¡Oh almas adúlteras! ¿No saben ustedes que la amistad del mundo es enemistad hacia Dios? Por tanto, el que quiere ser amigo del mundo, se constituye enemigo de Dios. ¿O piensan que la Escritura dice en vano: «Dios celosamente anhela el Espíritu que ha hecho morar en nosotros?» Pero Él da mayor gracia. Por eso dice: «Dios resiste a los soberbios pero da gracia a los humildes». Stg 4:4-6
Al ser humano, sus deseos lo alejan de Dios; está siempre anhelando la carne, la mundanalidad. Lo que Santiago señala es que los que decían ser creyentes estaban muy llenos del mundo y poco del Espíritu y esto constituye un conflicto de intereses. El ser humano no puede amar al mundo y a Dios; o ama a Dios, o está en contra de Él, porque exige de los creyentes santidad (1 Pe 1:15-16).
En este punto es importante reconocer que, si el Espíritu de Dios no gobierna nuestras vidas, entonces las pasiones, los deseos de la carne surgirán y se harán manifiestos (Ga 5:19–21). Las obras de la carne son manifiestas, son automáticas, no se pueden ocultar. Los soberbios piensan que pueden engañar a Dios y a los hombres, que pueden pasar desapercibidos sus pecados y que nadie lo sabrá, o, peor aún, que no deben reverenciar al Señor y que su pecado no necesita ser confesado.
Los que se alinean con el mundo y no se arrepienten de sus pecados, piensan que burlan a Dios, pero nada más lejos de la realidad; el Señor se burla de ellos (Pr 3:34). Antes de la destrucción viene el orgullo (Pr. 16:5,18). Ya que Dios está comprometido en aborrecer al soberbio, cada cristiano también debe odiar el orgullo y ser revestido de la humildad de Cristo (Mt 11:29). Sin lugar a duda, una persona que está jugando a ser santo en medio de la Iglesia y que vive fuera de ella como si la presencia de Dios no existiera, es un soberbio, porque ignora la grandeza de la santidad del Señor y piensa que no lo juzga.
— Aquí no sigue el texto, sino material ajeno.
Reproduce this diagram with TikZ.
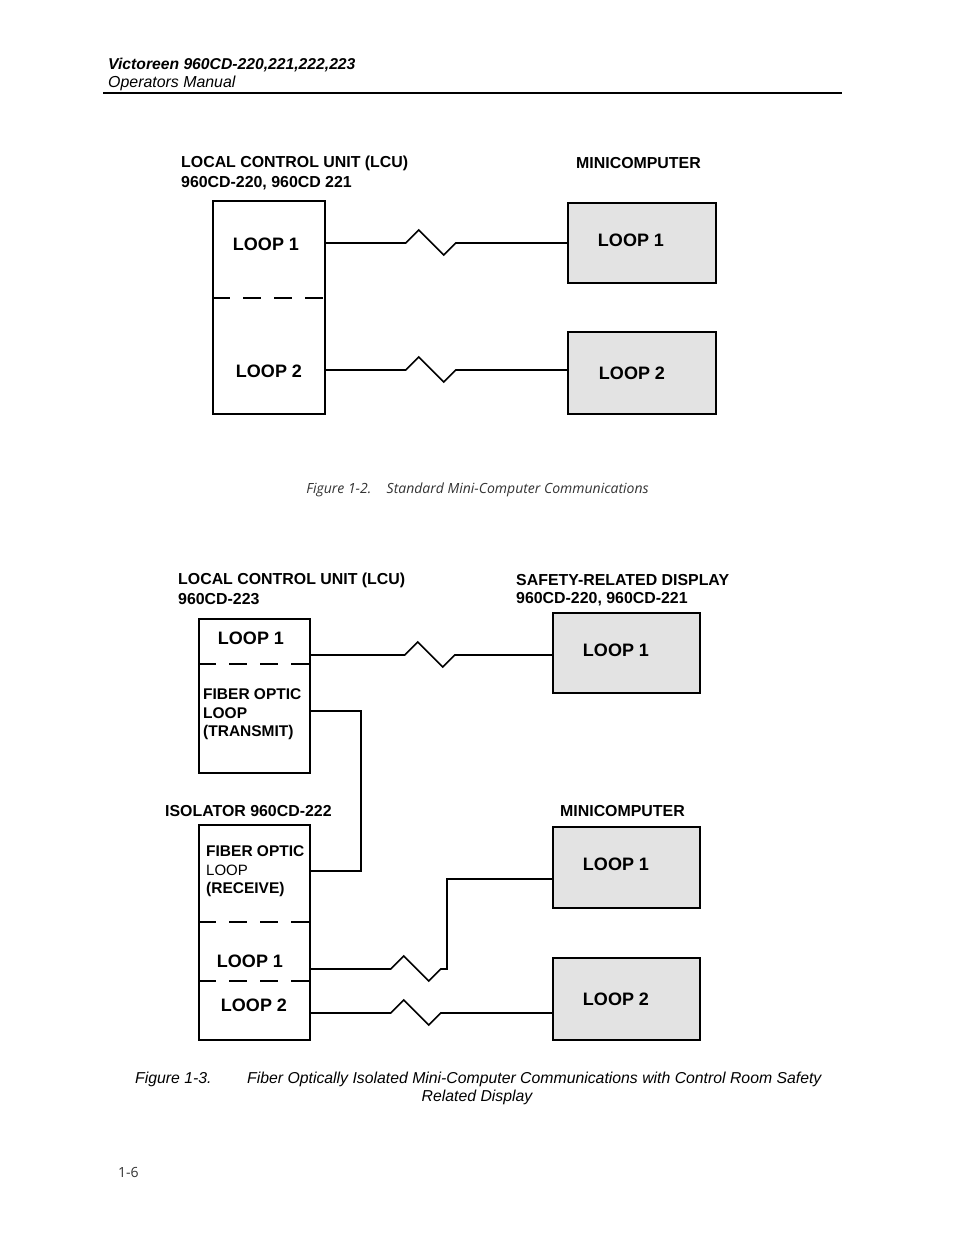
\documentclass[tikz,border=0pt]{standalone}
\usepackage{fontspec}
\setmainfont{Liberation Sans}
\newfontfamily\capfont{Open Sans}
\usetikzlibrary{calc}
\begin{document}
\begin{tikzpicture}[x=1pt,y=-1pt,
  box/.style={draw,line width=1.7pt,rectangle,inner sep=0pt},
  shade/.style={box,fill=black!11},
  wire/.style={line width=1.6pt,line join=miter},
  sep/.style={line width=1.6pt,dash pattern=on 18pt off 13pt},
  head/.style={font=\fontsize{15.9}{17}\selectfont\bfseries,anchor=west,inner sep=0pt},
  sub/.style={font=\fontsize{15.5}{17}\selectfont\bfseries,anchor=west,inner sep=0pt},
  loop/.style={font=\fontsize{18}{20}\selectfont\bfseries,inner sep=0pt},
]
\useasboundingbox (0,0) rectangle (954,1235);
\fill[white] (0,0) rectangle (954,1235);

% header
\node[anchor=west,inner sep=0pt,font=\fontsize{15.7}{17}\selectfont\bfseries\itshape] (hd1) at (108,65) {Victoreen 960CD-220,221,222,223};
\node[anchor=west,inner sep=0pt,font=\fontsize{15.9}{17}\selectfont\itshape] (hd2) at (108,83) {Operators Manual};
\draw[line width=1.2pt] (103,93) -- (842,93);

% ---------- Figure 1-2
\node[head] (t1) at (181,163) {LOCAL CONTROL UNIT (LCU)};
\node[head] (t2) at (181,183) {960CD-220, 960CD 221};
\node[head] (t3) at (576,163) {MINICOMPUTER};

\node[box,minimum width=112pt,minimum height=213pt] (lcuA) at (269,307.5) {};
\draw[sep] (lcuA.west |- 0,298) -- (lcuA.east |- 0,298);
\node[loop] (lcuA1) at (266,244) {LOOP 1};
\node[loop] (lcuA2) at (269,371) {LOOP 2};

\node[shade,minimum width=148pt,minimum height=80pt] (miniA1) at (642,243) {};
\node[loop] (miniA1t) at (631,240) {LOOP 1};
\node[shade,minimum width=148pt,minimum height=82pt] (miniA2) at (642,373) {};
\node[loop] (miniA2t) at (632,373) {LOOP 2};

\coordinate (a1) at (lcuA.east |- 0,243);
\coordinate (a2) at (lcuA.east |- 0,370);
\draw[wire] (a1) -- ++(80,0) -- ++(13,-13) -- ++(25,25) -- ++(12,-12) -- (miniA1.west);
\draw[wire] (a2) -- ++(80,0) -- ++(13,-13) -- ++(25,25) -- ++(12,-12) -- (miniA2.west |- a2);

\node[inner sep=0pt,text=black!80,font=\fontsize{14}{16}\selectfont\capfont\itshape] (cap1) at (477.5,490) {Figure 1-2.\hspace{1.1em}Standard Mini-Computer Communications};

% ---------- Figure 1-3
\node[head] (u1) at (178,580) {LOCAL CONTROL UNIT (LCU)};
\node[head] (u2) at (178,599) {960CD-223};
\node[head] (u3) at (516,580) {SAFETY-RELATED DISPLAY};
\node[head] (u4) at (516,599) {960CD-220, 960CD-221};

\node[box,minimum width=111pt,minimum height=154pt] (lcuB) at (254.5,696) {};
\draw[sep] (lcuB.west |- 0,664) -- (lcuB.east |- 0,664);
\node[loop] (lcuB1) at (251,638) {LOOP 1};
\node[sub] (fo1) at (203,694) {FIBER OPTIC};
\node[sub] (fo2) at (203,713) {LOOP};
\node[sub] (fo3) at (203,732) {(TRANSMIT)};

\node[shade,minimum width=147pt,minimum height=80pt] (safe) at (626.5,653) {};
\node[loop] (safet) at (616,650) {LOOP 1};

\coordinate (b1) at (lcuB.east |- 0,655);
\draw[wire] (b1) -- ++(94,0) -- ++(13,-13) -- ++(25,25) -- ++(12,-12) -- (safe.west |- b1);

\node[head] (iso) at (165,811) {ISOLATOR 960CD-222};
\node[head] (u5) at (560,811) {MINICOMPUTER};

\node[box,minimum width=111pt,minimum height=215pt] (isoB) at (254.5,932.5) {};
\draw[sep] (isoB.west |- 0,922) -- (isoB.east |- 0,922);
\draw[sep] (isoB.west |- 0,981) -- (isoB.east |- 0,981);
\node[sub] (fr1) at (206,851) {FIBER OPTIC};
\node[sub,font=\fontsize{15}{17}\selectfont] (fr2) at (206,870) {LOOP};
\node[sub] (fr3) at (206,889) {(RECEIVE)};
\node[loop] (isoL1t) at (250,961) {LOOP 1};
\node[loop] (isoL2t) at (254,1005) {LOOP 2};

\coordinate (f1) at (lcuB.east |- 0,711);
\coordinate (f2) at (isoB.east |- 0,871);
\draw[wire] (f1) -| (361,790) |- (f2);

\node[shade,minimum width=147pt,minimum height=81pt] (miniC1) at (626.5,867.5) {};
\node[loop] (miniC1t) at (616,864) {LOOP 1};
\node[shade,minimum width=147pt,minimum height=82pt] (miniC2) at (626.5,999) {};
\node[loop] (miniC2t) at (616,999) {LOOP 2};

\coordinate (c1) at (isoB.east |- 0,969);
\coordinate (c2) at (isoB.east |- 0,1013);
\coordinate (c1top) at (447,879);
\draw[wire] (c1) -- ++(80,0) -- ++(13,-13) -- ++(25,25) -- ++(12,-12) -- (c1top |- c1) -- (c1top) -- (miniC1.west |- c1top);
\draw[wire] (c2) -- ++(80,0) -- ++(13,-13) -- ++(25,25) -- ++(12,-12) -- (miniC2.west |- c2);

\node[anchor=west,inner sep=0pt,font=\fontsize{15.8}{17}\selectfont\itshape] (cap2a) at (135,1079) {Figure 1-3.};
\node[anchor=west,inner sep=0pt,font=\fontsize{15.8}{17}\selectfont\itshape] (cap2b) at (247,1079) {Fiber Optically Isolated Mini-Computer Communications with Control Room Safety};
\node[inner sep=0pt,font=\fontsize{15.8}{17}\selectfont\itshape] (cap2c) at (477,1097) {Related Display};

\node[anchor=west,inner sep=0pt,text=black!80,font=\fontsize{14}{16}\selectfont\capfont] (pg) at (118,1172) {1-6};
\end{tikzpicture}
\end{document}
Pero Dios da gracia a los humildes, los que se humillan y tiemblan ante su Palabra (Is. 66:2), los que lo reverencian y lo buscan con deseo y necesidad (Mt. 5:3). Los verdaderos creyentes le huyen al sistema de este mundo, se apartan de Él porque le temen al Señor, se humillan ante su presencia y ante su Palabra, porque son odiados por el mundo (Jn. 17:14, 16). Los creyentes son la luz en medio de las tinieblas de este mundo (Mt. 5:14).
¿Cuál es nuestra realidad con relación al mundo? ¿Somos la luz en medio de las tinieblas o nos solapamos para ser amados de los enemigos de la Cruz? Amados, no nos engañemos: la amistad del mundo es enemistad hacia Dios. Podremos engañar a los que nos rodean, a la iglesia, a nosotros mismos, pero Dios traerá a juicio todas las cosas, ya sean buenas o malas (Ecl 12:14) y pagará a cada uno conforme a sus obras (Rom 2:6-11). No nos dejemos engañar por nosotros mismos, no amemos al mundo (1Jn 2:15-16); antes anhelemos el amor del Padre, amémonos los unos a los otros en el amor de Cristo y no quedará lugar para amar a este mundo.